→ EXERCISE PROMPT:
Among the entries below, please repeat exactly and only the lines from the line containing "Clone this chart in seaborn and matplotlib." to the line containing "7.67, 11.5, 17.4]", both lines included.

[Dataset rows]
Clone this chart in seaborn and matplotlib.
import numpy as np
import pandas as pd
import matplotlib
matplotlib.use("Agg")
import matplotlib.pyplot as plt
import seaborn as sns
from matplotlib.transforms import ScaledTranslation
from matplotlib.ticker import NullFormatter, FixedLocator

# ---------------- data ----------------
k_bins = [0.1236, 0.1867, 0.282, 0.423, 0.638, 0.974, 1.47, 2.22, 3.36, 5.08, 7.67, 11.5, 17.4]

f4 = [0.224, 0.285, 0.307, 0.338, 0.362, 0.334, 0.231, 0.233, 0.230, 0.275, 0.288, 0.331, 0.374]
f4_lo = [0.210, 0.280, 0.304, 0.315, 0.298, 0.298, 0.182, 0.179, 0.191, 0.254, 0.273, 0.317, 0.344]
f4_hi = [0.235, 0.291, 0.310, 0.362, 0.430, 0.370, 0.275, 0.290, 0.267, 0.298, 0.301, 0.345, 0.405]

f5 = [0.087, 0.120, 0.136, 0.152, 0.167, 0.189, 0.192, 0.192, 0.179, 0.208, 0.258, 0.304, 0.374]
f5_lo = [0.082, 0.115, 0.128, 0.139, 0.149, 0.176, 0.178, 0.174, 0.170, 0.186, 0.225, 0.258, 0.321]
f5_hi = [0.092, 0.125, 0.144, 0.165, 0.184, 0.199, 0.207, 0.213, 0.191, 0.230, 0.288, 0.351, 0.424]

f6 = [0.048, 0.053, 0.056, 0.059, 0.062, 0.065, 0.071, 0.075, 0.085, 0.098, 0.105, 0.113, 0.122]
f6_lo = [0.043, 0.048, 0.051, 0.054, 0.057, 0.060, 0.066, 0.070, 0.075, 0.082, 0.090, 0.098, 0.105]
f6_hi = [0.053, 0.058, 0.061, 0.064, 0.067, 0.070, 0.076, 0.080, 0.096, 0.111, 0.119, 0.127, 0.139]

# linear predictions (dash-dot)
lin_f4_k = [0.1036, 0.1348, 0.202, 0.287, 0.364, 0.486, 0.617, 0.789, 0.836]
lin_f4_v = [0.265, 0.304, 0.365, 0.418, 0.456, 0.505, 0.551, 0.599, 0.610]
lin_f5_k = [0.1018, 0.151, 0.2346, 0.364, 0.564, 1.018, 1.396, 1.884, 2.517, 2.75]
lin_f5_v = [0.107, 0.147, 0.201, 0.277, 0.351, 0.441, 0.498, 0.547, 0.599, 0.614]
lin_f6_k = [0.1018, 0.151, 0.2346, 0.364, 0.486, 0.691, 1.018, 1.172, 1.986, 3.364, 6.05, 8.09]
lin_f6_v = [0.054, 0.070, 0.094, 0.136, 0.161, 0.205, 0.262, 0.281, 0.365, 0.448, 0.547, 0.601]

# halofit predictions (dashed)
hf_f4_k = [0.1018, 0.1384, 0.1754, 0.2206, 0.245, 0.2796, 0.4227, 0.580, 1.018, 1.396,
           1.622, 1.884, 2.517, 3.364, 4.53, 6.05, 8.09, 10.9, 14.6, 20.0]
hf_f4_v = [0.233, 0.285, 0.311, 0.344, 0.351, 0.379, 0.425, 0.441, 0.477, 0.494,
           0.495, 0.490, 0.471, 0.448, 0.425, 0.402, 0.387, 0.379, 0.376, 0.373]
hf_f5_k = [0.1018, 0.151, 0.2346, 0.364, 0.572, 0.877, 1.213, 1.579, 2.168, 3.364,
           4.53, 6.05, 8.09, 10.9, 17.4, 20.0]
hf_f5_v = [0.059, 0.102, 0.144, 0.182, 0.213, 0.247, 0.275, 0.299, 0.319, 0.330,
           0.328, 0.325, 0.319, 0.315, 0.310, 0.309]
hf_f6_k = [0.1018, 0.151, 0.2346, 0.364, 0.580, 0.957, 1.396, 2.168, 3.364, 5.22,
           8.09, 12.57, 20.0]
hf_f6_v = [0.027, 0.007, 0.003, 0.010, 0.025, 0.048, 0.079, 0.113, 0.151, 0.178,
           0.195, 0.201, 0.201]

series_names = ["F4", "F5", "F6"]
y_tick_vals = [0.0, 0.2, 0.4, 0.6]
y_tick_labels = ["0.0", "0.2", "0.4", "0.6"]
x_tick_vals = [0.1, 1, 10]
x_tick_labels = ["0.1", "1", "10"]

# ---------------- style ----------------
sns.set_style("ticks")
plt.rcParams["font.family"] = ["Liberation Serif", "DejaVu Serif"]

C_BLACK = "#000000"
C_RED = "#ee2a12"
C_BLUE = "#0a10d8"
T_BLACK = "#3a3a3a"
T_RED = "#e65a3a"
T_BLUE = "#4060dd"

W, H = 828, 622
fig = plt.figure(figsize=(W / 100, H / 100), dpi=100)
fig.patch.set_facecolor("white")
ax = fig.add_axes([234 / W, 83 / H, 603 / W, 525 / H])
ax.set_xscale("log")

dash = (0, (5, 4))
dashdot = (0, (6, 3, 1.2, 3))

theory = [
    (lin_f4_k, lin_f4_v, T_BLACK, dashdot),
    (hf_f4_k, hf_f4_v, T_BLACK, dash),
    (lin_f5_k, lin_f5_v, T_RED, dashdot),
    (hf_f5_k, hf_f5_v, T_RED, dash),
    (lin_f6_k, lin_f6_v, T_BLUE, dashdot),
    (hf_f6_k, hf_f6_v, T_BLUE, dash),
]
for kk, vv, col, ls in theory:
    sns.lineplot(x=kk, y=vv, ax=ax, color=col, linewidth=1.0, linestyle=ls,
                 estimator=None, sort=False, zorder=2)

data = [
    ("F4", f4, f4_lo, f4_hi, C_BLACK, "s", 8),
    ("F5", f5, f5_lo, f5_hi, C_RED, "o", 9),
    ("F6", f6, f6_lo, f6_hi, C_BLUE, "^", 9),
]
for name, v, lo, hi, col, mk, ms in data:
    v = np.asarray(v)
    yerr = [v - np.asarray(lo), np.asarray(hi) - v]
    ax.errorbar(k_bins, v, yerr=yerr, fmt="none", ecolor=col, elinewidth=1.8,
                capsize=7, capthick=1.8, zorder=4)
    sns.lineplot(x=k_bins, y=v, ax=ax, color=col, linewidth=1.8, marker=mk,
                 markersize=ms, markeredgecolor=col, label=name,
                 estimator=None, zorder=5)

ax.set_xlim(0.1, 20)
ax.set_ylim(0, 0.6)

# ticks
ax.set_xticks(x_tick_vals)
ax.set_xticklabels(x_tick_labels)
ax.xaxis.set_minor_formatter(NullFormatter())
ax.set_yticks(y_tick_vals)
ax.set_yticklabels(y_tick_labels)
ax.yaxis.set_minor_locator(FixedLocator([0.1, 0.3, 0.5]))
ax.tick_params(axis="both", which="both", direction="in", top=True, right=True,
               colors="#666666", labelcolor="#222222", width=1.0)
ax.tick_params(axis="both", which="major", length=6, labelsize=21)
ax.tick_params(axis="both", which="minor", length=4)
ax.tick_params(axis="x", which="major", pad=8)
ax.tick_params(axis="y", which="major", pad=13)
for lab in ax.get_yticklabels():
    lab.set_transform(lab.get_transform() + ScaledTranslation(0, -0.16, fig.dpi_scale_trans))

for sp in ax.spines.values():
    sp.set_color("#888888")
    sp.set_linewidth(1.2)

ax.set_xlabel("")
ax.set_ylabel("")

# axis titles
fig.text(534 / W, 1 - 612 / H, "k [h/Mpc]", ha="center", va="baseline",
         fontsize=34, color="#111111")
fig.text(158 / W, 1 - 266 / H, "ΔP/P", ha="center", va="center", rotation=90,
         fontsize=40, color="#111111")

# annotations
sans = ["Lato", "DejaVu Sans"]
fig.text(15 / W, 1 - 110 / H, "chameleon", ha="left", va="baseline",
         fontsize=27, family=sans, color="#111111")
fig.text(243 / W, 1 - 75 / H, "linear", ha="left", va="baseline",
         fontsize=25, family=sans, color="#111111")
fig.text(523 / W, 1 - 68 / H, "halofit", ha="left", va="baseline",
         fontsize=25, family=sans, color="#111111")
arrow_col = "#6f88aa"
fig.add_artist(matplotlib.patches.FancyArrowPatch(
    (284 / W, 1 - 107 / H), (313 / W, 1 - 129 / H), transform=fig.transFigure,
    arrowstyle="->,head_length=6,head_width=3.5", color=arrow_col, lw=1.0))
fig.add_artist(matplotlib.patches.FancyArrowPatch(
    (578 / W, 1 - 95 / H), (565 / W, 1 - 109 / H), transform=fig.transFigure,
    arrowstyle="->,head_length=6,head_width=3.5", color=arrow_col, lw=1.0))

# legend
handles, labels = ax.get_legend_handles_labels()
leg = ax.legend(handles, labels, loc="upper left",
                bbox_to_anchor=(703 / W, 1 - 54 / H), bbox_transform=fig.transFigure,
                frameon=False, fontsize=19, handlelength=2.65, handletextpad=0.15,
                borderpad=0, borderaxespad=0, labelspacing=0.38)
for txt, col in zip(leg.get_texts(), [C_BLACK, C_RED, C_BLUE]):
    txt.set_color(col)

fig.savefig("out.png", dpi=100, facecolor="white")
* * *
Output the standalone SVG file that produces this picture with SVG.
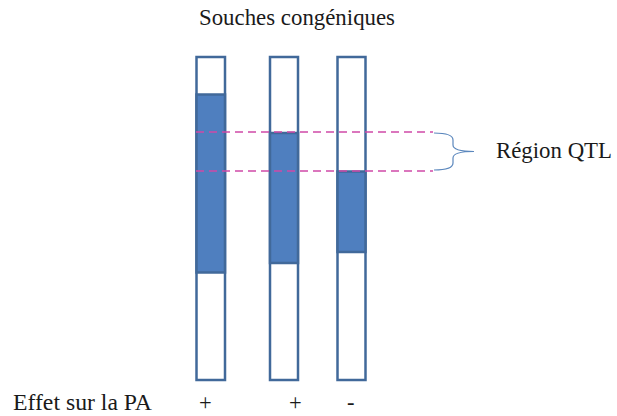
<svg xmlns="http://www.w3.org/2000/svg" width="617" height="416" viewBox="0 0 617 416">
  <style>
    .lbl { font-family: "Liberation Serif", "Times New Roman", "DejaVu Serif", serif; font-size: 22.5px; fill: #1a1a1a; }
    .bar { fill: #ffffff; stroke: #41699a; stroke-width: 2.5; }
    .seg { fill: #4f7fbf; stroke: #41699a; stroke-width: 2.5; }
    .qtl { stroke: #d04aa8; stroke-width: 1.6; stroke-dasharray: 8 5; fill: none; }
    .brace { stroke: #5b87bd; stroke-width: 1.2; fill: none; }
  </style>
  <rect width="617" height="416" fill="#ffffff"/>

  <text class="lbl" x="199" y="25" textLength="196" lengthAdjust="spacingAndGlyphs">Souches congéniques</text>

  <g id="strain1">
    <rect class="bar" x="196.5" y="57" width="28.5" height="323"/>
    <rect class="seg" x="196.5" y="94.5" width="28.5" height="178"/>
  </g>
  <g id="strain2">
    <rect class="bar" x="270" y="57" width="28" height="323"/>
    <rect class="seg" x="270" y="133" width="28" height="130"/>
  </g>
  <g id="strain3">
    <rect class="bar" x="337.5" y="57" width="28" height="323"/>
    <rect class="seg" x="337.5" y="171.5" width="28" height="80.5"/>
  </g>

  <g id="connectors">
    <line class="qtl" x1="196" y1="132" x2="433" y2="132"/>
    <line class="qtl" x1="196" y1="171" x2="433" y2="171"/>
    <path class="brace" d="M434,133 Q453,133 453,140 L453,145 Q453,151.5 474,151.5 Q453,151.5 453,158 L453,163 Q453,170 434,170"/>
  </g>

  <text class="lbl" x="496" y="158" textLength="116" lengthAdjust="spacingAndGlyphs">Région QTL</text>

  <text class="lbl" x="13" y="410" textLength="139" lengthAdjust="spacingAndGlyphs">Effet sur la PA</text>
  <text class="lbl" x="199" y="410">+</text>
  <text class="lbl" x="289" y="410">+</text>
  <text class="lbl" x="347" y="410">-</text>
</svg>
--
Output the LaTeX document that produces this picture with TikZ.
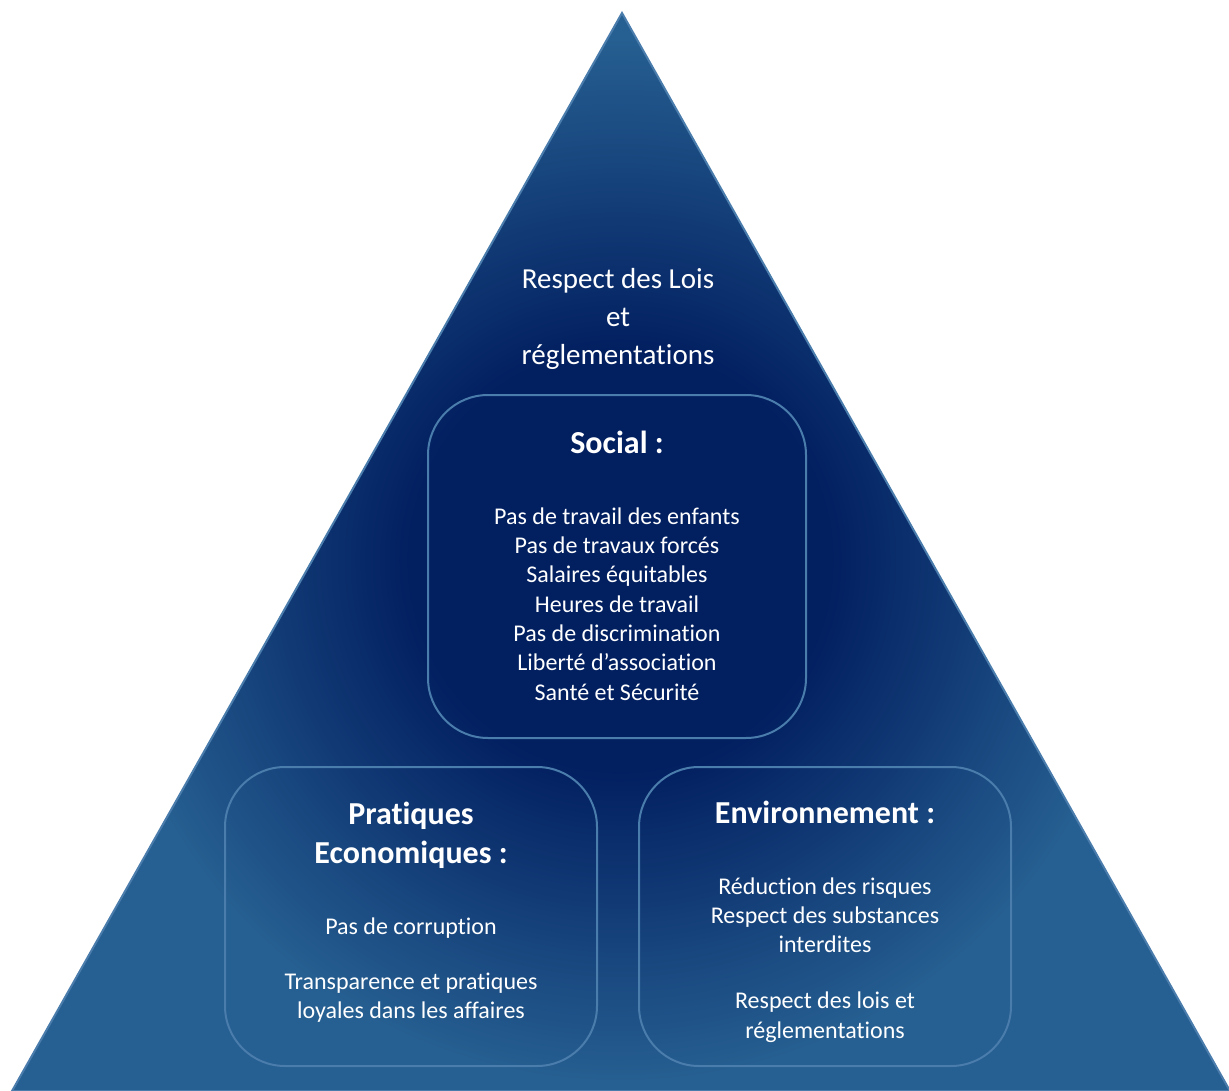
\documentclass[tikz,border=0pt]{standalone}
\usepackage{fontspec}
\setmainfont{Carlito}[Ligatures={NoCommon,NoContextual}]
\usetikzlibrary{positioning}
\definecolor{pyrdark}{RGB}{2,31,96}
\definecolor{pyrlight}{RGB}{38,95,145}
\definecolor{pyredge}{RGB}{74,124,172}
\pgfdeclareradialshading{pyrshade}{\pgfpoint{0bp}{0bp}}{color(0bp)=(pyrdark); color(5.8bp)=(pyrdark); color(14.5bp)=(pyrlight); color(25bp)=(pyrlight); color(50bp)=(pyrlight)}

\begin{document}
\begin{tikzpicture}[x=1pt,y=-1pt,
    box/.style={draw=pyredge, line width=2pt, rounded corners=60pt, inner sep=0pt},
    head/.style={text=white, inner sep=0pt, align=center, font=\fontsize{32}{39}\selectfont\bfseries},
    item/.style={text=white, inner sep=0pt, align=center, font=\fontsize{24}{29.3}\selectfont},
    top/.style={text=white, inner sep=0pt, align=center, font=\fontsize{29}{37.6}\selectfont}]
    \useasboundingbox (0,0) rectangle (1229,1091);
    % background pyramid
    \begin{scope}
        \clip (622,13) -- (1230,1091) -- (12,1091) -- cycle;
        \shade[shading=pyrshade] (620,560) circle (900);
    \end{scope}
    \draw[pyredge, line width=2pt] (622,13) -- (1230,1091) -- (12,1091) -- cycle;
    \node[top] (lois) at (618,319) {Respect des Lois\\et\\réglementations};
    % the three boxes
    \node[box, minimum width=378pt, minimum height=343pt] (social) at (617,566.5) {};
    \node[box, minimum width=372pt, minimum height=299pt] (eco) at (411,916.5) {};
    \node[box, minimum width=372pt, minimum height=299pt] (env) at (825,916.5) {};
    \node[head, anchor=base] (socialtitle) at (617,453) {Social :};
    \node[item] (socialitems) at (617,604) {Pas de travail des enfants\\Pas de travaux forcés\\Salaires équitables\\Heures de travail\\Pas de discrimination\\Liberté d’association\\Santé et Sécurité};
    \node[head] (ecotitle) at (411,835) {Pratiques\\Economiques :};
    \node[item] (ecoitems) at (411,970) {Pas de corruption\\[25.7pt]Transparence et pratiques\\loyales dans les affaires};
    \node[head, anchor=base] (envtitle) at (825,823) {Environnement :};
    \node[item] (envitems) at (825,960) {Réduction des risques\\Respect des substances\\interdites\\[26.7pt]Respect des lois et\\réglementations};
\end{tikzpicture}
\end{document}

→ ANSWER TO THIS PROBLEM:
Clone this chart in seaborn and matplotlib.
import numpy as np
import pandas as pd
import matplotlib
matplotlib.use("Agg")
import matplotlib.pyplot as plt
import seaborn as sns
from matplotlib.transforms import ScaledTranslation
from matplotlib.ticker import NullFormatter, FixedLocator

# ---------------- data ----------------
k_bins = [0.1236, 0.1867, 0.282, 0.423, 0.638, 0.974, 1.47, 2.22, 3.36, 5.08, 7.67, 11.5, 17.4]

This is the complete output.